E-commerce developers are exploring the use of biometrics, smart cards and bank cards to verify a party’s identity more accurately.  For example, many banks are interested in this combination to authenticate customers and ensure non-repudiation of online banking, trading, and purchasing transactions.  Point-of-sales (POS) system vendors are working on the cardholder verification method, which would enlist smart cards and biometrics to replace signature verification and use of personal identification numbers.  MasterCard has estimated that maintaining that adding smart-card-based biometric authentication to a POS credit card payment will decrease fraud by 80 percent.  Some developers are using biometrics to obtain secure services over the telephone through voice authentication.  Voice authentication systems are currently deployed nationwide.  Some developers use the catch phrase:  "No PIN to remember, no PIN to forget."

 

Accompanying the implementation of some of these systems, there has been an ongoing debate over two issues: (1) effectiveness and infringement on civil liberties; and, (2) the implementation of this type of software. Face recognition has been criticized as being a potential violation of our civil liberties.  Privacy is a major concern, especially when the general public may be somewhat uninformed of the capabilities of such a system.

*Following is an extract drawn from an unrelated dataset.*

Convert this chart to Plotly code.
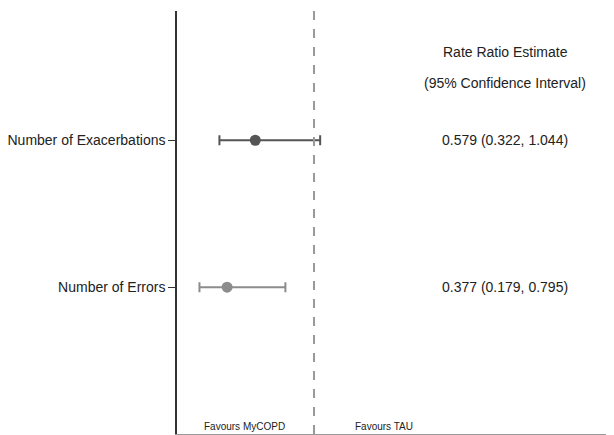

On the flipside of this debate, many people feel that biometric technologies are imperative to the prevention of fraud in bank card processing and e-commerce and our security in the wake of September 11.  They also argue that it could be a great tool for apprehending criminals as well.  Advocates in favor of such technology place emphasis on the fact that if you are obeying the law then you should not worry about the existence of this technology.